2) Dovrebbe essere imperativo mirare con maggiore attenzione ad una sorta di pluralismo artistico, scegliendo cantanti e ospiti delle più diverse case discografiche e società di promozione.

3) Abolire le due tipologie di gara canora è stato un errore, perché una leonessa come Loredana Bertè sarebbe arrivata probabilmente prima nella sua, invece di doversela vedere con un concorrente con cinquant'anni di meno e un bagaglio musicale del tutto diverso. La riprova che con una gara canora unica si mescolano le pere con le mele. Dato che si è dichiaratamente andati alla caccia di due pubblici (quello più e quello meno giovane) - e pure con un certo successo - si potrebbero ricreare due sezioni proprio secondo un criterio semplicemente anagrafico: per esempio, fino a 35, e da 36 in poi. O qualcosa di simile.

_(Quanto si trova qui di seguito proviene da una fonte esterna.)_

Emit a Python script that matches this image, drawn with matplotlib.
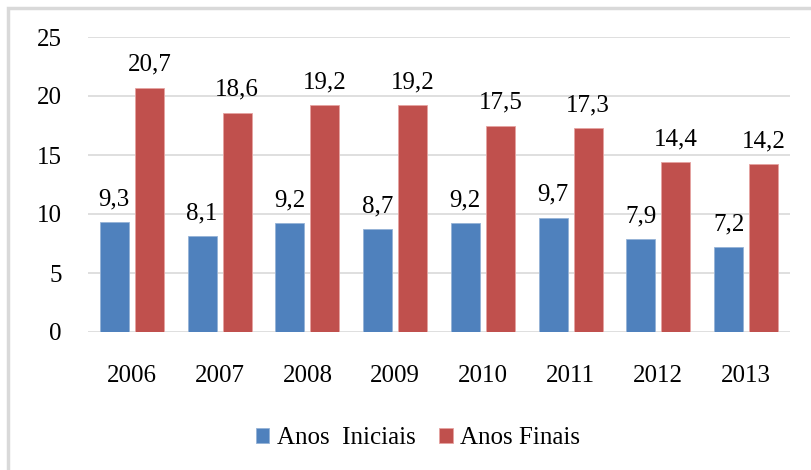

4) Ventiquattro canzoni sono decisamente troppe, da ricordare e da votare. L’abolizione della gara unica consentirebbe di ritornare alla presentazione di non più di dieci canzoni per sera, lasciando maggiore spazio a intermezzi di comici e numeri di spettacolo, rendendo così la serata televisiva più godibile e pure capace di raccogliere un pubblico ancora più ampio.

5) L’obiettivo più difficile da raggiungere è l’individuazione di un meccanismo di votazione che sia realmente democratico, impedendo il brokeraggio dei voti. Con lo stesso attento uso dell’Intelligenza Artificiale che sanno mettere in campo i broker informatici, è certo che ci si potrebbe riuscire… sempre che lo si voglia. Ma potrebbe essere un vero colpo di genio ripescare l’antica liturgia delle giurie selezionate per sorteggio con criteri rappresentativi della società italiana, e riunite nelle varie sedi regionali. Potrebbe avere un appeal di spettacolo completamente nuovo e persino rivoluzionario, proprio nell’era dei social, e consegnerebbe un risultato reale e non manipolabile. Ma siamo sicuri che interessi?